▸ Goal of the exercise
Only the lines from the one with "Clone this chart in seaborn and matplotlib." through the one with "Reproduce this diagram with TikZ." are to be restated, word for word, with both of them included.

▸ Records shown
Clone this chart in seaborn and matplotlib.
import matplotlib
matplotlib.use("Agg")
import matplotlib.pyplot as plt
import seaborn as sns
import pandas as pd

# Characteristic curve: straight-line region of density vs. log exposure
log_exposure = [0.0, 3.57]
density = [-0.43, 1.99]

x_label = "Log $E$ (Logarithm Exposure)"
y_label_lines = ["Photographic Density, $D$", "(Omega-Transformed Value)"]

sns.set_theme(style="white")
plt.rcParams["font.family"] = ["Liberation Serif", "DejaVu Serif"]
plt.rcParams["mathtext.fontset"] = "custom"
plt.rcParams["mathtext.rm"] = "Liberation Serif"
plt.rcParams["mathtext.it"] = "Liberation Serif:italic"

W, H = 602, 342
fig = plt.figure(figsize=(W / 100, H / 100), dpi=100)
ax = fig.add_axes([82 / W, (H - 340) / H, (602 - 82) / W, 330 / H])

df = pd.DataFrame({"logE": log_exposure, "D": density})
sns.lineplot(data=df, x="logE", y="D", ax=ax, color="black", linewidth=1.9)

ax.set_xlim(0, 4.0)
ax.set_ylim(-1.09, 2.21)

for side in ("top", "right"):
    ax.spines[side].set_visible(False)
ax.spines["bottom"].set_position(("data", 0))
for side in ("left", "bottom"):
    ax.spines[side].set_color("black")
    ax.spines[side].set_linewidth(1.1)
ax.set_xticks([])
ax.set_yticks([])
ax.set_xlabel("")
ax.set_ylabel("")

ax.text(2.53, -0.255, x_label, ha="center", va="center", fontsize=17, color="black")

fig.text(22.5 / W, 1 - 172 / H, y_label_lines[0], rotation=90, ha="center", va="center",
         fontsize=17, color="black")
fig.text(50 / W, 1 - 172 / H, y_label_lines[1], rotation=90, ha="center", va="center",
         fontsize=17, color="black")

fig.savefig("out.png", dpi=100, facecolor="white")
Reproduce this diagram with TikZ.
---
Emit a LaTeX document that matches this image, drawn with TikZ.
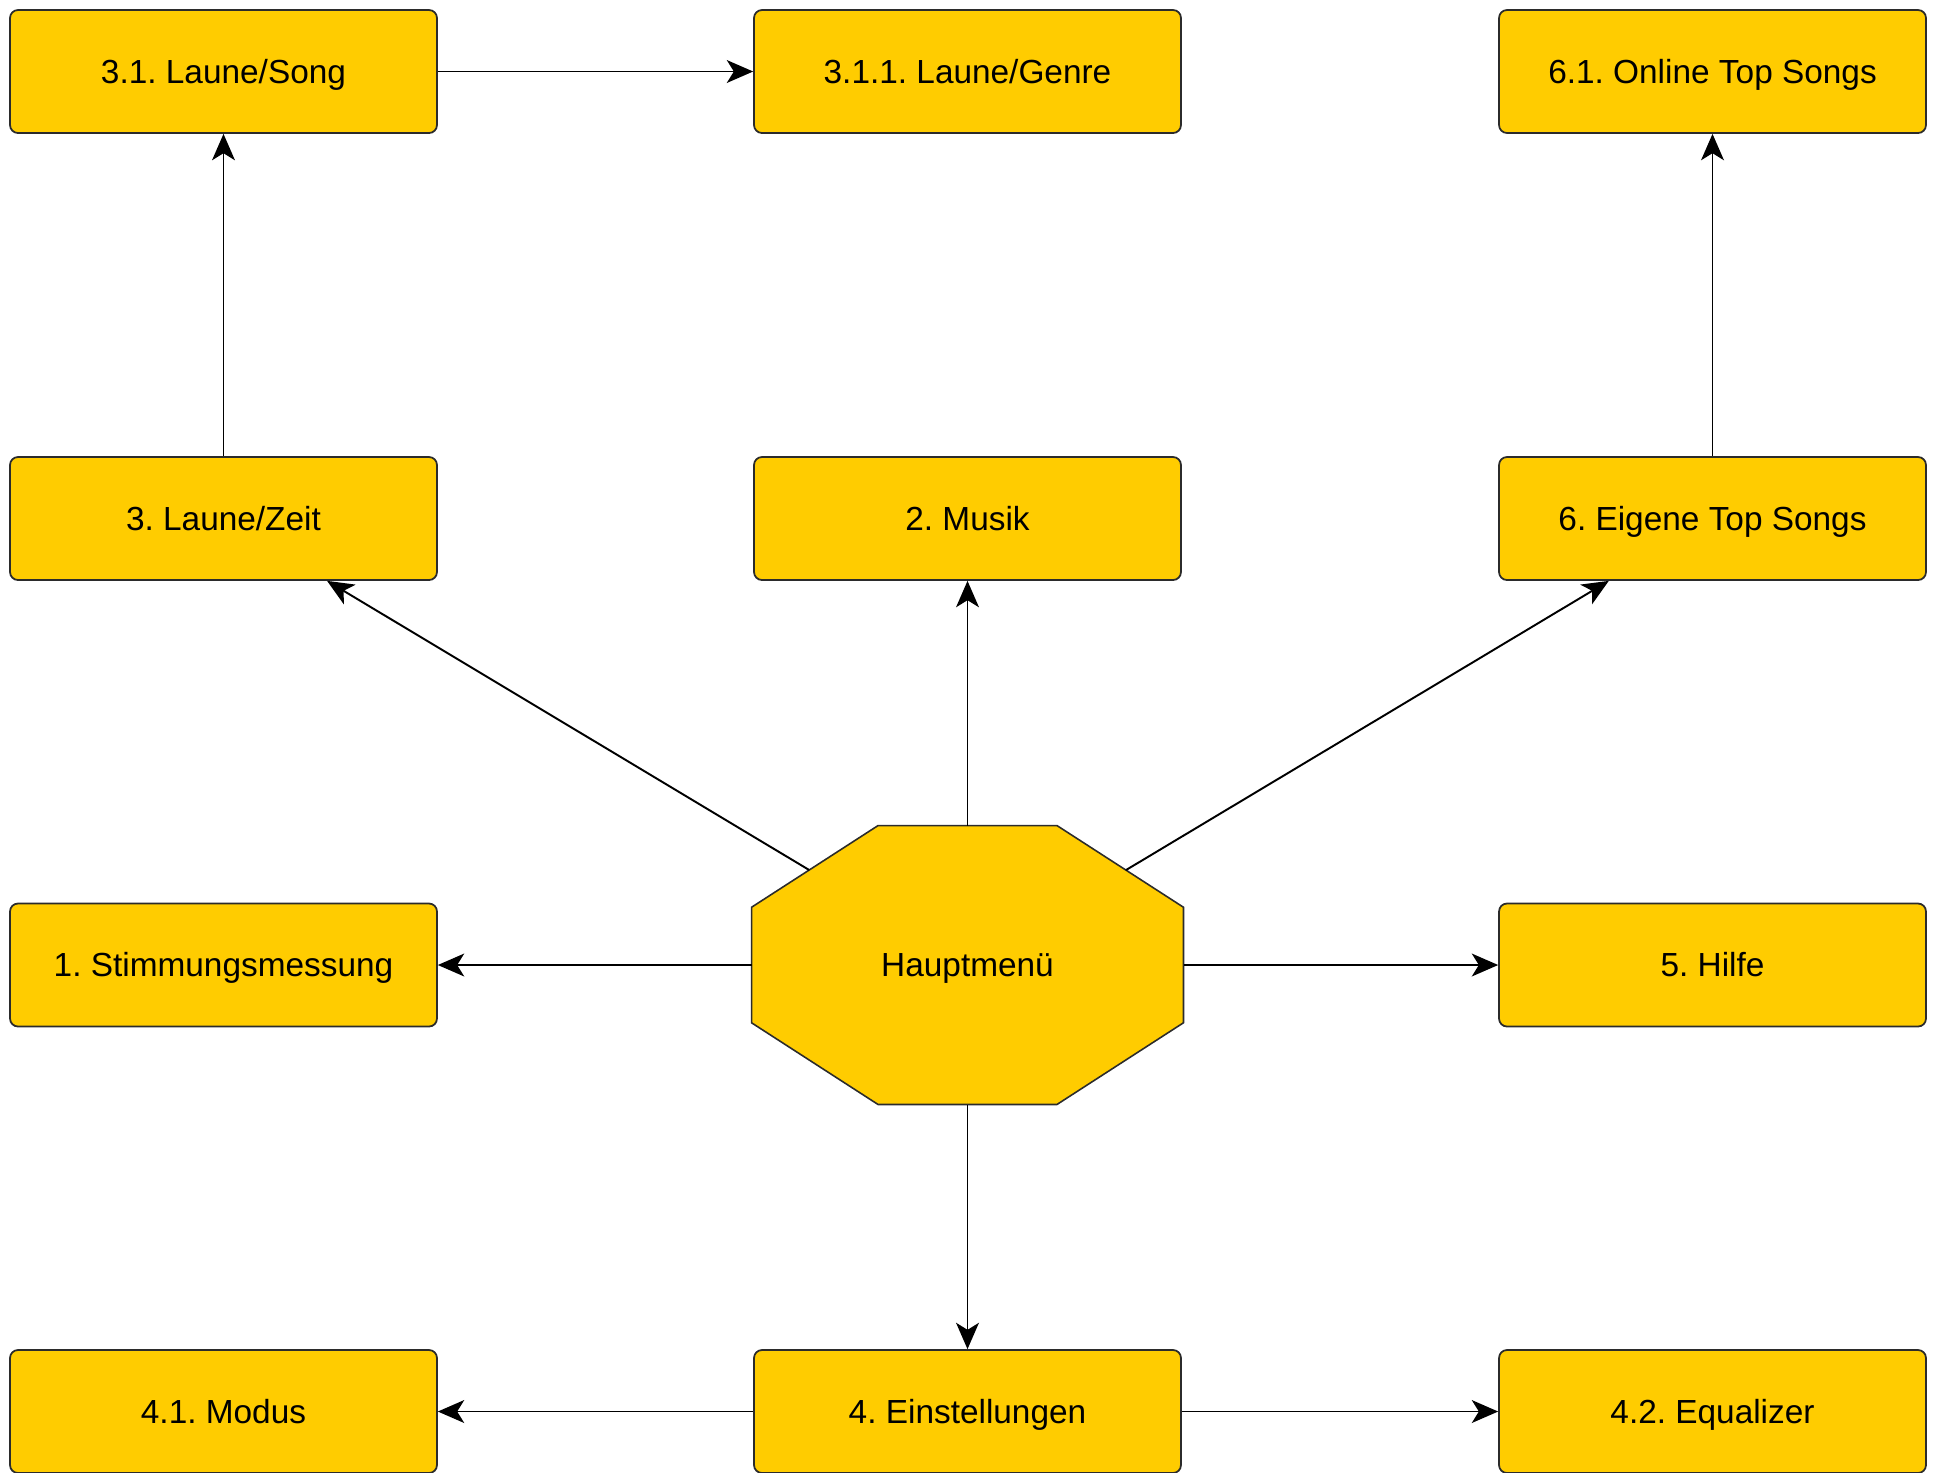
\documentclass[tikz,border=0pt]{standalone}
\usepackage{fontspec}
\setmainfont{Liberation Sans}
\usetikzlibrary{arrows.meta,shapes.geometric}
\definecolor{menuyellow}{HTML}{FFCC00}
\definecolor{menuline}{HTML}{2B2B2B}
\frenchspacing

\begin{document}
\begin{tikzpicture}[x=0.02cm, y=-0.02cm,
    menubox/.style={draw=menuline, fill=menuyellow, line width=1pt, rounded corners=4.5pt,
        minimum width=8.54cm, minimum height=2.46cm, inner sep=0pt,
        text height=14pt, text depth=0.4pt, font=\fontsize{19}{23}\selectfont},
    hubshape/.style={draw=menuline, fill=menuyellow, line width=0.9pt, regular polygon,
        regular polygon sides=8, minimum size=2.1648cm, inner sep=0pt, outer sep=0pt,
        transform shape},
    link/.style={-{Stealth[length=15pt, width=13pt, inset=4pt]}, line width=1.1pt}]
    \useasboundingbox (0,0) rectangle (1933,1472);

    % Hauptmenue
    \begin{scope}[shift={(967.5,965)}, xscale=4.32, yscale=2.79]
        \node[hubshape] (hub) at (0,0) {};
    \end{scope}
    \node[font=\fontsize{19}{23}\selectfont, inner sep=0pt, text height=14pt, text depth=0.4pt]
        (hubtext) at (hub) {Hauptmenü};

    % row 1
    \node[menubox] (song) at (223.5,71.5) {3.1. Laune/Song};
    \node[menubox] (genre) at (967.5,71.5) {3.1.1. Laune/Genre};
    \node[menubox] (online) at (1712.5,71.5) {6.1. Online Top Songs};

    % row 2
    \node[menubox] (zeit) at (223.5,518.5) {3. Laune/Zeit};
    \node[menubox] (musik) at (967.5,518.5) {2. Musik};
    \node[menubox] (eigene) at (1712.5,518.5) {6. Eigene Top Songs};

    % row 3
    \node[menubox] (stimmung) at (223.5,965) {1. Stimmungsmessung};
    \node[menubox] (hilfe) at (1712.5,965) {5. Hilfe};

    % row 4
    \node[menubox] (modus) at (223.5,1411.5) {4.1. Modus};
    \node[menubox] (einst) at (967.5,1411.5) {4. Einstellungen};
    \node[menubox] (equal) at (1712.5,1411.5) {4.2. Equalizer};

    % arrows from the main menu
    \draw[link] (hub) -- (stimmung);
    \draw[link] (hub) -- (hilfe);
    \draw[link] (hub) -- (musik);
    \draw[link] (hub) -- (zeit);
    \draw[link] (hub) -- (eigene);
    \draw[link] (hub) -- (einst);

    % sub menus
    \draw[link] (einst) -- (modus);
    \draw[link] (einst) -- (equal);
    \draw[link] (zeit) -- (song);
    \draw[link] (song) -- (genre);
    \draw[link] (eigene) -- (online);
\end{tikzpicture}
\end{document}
--
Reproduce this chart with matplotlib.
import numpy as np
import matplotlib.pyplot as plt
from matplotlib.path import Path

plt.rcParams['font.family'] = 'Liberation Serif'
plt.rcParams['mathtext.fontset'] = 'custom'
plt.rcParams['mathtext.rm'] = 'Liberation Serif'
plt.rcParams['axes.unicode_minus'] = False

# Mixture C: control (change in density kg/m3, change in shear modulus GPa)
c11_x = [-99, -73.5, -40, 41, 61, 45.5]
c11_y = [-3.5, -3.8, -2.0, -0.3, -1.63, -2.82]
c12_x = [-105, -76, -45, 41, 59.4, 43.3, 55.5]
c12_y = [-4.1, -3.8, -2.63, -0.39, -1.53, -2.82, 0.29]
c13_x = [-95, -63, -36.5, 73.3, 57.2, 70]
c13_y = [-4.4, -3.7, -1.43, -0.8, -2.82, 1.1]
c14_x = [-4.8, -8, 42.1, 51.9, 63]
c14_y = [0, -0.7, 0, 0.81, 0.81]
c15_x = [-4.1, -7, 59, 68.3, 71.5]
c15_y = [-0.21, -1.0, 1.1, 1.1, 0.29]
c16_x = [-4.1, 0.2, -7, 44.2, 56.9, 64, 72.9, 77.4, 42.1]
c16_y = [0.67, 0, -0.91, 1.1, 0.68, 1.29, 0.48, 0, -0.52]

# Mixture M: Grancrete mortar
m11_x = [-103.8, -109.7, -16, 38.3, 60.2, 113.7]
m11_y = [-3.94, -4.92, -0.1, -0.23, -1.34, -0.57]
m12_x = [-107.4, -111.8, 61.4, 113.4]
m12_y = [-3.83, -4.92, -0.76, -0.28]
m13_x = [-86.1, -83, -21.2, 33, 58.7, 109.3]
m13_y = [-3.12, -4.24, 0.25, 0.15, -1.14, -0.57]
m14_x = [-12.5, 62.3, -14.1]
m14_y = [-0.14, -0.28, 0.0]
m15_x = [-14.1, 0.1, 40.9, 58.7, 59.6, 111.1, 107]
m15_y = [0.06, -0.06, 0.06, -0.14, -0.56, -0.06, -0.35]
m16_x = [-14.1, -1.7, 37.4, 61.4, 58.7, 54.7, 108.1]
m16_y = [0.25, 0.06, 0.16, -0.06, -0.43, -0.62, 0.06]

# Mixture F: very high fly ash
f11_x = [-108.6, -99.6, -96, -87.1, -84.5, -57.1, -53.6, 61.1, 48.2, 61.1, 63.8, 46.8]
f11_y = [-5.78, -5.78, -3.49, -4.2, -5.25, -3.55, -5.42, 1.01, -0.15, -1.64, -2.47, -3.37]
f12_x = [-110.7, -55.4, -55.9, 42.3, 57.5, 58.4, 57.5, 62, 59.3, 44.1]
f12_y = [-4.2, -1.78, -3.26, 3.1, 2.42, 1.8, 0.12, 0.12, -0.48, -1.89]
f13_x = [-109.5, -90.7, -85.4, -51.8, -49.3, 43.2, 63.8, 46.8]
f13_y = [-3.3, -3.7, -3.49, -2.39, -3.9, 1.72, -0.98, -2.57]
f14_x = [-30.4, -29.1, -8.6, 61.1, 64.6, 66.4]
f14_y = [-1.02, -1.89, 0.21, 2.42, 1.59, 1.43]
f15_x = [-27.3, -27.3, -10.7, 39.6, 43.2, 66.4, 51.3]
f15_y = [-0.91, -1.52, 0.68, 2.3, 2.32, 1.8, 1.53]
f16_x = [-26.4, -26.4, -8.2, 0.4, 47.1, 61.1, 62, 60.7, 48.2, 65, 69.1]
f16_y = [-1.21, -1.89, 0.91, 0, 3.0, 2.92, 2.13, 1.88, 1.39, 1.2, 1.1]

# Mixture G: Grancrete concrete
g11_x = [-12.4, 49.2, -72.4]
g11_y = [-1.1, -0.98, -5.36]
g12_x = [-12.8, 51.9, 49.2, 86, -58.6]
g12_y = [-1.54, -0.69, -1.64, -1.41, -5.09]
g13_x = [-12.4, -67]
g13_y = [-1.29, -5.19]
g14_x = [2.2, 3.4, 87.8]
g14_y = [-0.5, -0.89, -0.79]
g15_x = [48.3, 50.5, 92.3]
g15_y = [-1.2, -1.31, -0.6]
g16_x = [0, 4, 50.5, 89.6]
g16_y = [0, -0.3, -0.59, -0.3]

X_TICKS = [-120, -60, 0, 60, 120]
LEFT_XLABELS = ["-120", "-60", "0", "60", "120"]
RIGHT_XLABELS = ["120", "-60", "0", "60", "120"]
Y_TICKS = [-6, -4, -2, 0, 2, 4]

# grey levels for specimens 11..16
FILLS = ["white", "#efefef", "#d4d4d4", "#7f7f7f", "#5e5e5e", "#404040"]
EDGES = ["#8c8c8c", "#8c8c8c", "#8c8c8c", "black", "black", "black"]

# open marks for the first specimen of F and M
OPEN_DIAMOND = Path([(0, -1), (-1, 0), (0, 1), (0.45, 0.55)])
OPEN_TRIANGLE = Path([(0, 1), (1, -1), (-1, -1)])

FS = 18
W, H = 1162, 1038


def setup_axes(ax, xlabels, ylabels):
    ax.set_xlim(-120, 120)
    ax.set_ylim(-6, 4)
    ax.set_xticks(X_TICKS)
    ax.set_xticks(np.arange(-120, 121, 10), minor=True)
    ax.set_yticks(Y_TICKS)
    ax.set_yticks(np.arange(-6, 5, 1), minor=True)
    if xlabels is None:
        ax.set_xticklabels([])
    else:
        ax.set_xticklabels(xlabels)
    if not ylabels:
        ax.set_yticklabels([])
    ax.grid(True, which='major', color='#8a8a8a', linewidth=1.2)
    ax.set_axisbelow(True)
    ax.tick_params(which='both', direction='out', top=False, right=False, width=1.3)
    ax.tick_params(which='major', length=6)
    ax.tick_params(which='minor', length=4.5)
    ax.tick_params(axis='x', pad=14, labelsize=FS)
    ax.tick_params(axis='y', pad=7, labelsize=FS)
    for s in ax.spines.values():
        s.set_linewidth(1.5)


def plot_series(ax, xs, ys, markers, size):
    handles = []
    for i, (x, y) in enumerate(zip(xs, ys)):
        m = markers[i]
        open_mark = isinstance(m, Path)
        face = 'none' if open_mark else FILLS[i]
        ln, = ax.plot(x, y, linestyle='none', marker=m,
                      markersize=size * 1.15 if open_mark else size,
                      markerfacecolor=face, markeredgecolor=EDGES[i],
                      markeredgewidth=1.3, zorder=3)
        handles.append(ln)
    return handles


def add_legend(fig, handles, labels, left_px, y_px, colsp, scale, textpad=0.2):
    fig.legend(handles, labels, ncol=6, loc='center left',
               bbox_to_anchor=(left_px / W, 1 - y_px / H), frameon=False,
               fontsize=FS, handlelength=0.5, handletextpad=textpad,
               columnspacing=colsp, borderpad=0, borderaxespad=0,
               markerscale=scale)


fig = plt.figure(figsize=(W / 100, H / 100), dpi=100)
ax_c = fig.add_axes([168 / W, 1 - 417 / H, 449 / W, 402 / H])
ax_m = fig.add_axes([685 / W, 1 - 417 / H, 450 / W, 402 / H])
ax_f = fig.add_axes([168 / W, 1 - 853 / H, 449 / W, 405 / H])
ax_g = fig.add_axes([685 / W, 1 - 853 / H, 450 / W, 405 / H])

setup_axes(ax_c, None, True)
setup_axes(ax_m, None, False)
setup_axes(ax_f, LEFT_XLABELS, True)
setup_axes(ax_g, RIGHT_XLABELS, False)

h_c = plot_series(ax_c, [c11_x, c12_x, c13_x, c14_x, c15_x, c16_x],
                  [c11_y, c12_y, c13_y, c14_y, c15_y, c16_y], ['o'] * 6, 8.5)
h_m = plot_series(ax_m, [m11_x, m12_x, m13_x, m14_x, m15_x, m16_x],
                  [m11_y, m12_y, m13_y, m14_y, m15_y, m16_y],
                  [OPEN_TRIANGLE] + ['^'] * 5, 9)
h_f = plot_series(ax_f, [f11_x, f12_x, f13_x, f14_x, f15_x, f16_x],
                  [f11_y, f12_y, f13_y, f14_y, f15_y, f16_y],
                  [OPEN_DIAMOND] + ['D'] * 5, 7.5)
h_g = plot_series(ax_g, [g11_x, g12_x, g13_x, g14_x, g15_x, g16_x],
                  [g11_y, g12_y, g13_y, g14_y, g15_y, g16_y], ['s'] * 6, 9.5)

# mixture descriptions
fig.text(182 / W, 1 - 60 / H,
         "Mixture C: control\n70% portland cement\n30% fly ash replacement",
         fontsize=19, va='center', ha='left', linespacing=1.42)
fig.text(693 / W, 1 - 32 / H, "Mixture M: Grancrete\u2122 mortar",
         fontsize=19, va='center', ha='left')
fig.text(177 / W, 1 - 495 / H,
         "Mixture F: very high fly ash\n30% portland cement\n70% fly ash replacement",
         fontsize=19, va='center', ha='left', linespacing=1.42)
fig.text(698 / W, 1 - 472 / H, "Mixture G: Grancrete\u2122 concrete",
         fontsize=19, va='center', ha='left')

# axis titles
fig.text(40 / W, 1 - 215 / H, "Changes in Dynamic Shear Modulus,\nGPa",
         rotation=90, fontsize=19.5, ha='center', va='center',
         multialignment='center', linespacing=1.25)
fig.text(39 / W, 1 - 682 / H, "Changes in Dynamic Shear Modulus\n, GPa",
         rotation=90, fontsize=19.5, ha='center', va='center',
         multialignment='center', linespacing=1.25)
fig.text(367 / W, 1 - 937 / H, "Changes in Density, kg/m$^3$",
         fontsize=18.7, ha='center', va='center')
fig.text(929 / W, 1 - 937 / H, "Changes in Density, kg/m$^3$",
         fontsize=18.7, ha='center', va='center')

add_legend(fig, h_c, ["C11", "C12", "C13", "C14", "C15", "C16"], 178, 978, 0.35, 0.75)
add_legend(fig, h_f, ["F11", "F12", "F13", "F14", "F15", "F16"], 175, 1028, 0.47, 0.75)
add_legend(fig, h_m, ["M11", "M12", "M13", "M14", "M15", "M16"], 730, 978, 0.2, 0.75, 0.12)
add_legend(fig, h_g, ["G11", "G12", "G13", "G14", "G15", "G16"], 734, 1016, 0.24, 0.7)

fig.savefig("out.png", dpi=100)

▸ Completed exercise
Clone this chart in seaborn and matplotlib.
import matplotlib
matplotlib.use("Agg")
import matplotlib.pyplot as plt
import seaborn as sns
import pandas as pd

# Characteristic curve: straight-line region of density vs. log exposure
log_exposure = [0.0, 3.57]
density = [-0.43, 1.99]

x_label = "Log $E$ (Logarithm Exposure)"
y_label_lines = ["Photographic Density, $D$", "(Omega-Transformed Value)"]

sns.set_theme(style="white")
plt.rcParams["font.family"] = ["Liberation Serif", "DejaVu Serif"]
plt.rcParams["mathtext.fontset"] = "custom"
plt.rcParams["mathtext.rm"] = "Liberation Serif"
plt.rcParams["mathtext.it"] = "Liberation Serif:italic"

W, H = 602, 342
fig = plt.figure(figsize=(W / 100, H / 100), dpi=100)
ax = fig.add_axes([82 / W, (H - 340) / H, (602 - 82) / W, 330 / H])

df = pd.DataFrame({"logE": log_exposure, "D": density})
sns.lineplot(data=df, x="logE", y="D", ax=ax, color="black", linewidth=1.9)

ax.set_xlim(0, 4.0)
ax.set_ylim(-1.09, 2.21)

for side in ("top", "right"):
    ax.spines[side].set_visible(False)
ax.spines["bottom"].set_position(("data", 0))
for side in ("left", "bottom"):
    ax.spines[side].set_color("black")
    ax.spines[side].set_linewidth(1.1)
ax.set_xticks([])
ax.set_yticks([])
ax.set_xlabel("")
ax.set_ylabel("")

ax.text(2.53, -0.255, x_label, ha="center", va="center", fontsize=17, color="black")

fig.text(22.5 / W, 1 - 172 / H, y_label_lines[0], rotation=90, ha="center", va="center",
         fontsize=17, color="black")
fig.text(50 / W, 1 - 172 / H, y_label_lines[1], rotation=90, ha="center", va="center",
         fontsize=17, color="black")

fig.savefig("out.png", dpi=100, facecolor="white")
Reproduce this diagram with TikZ.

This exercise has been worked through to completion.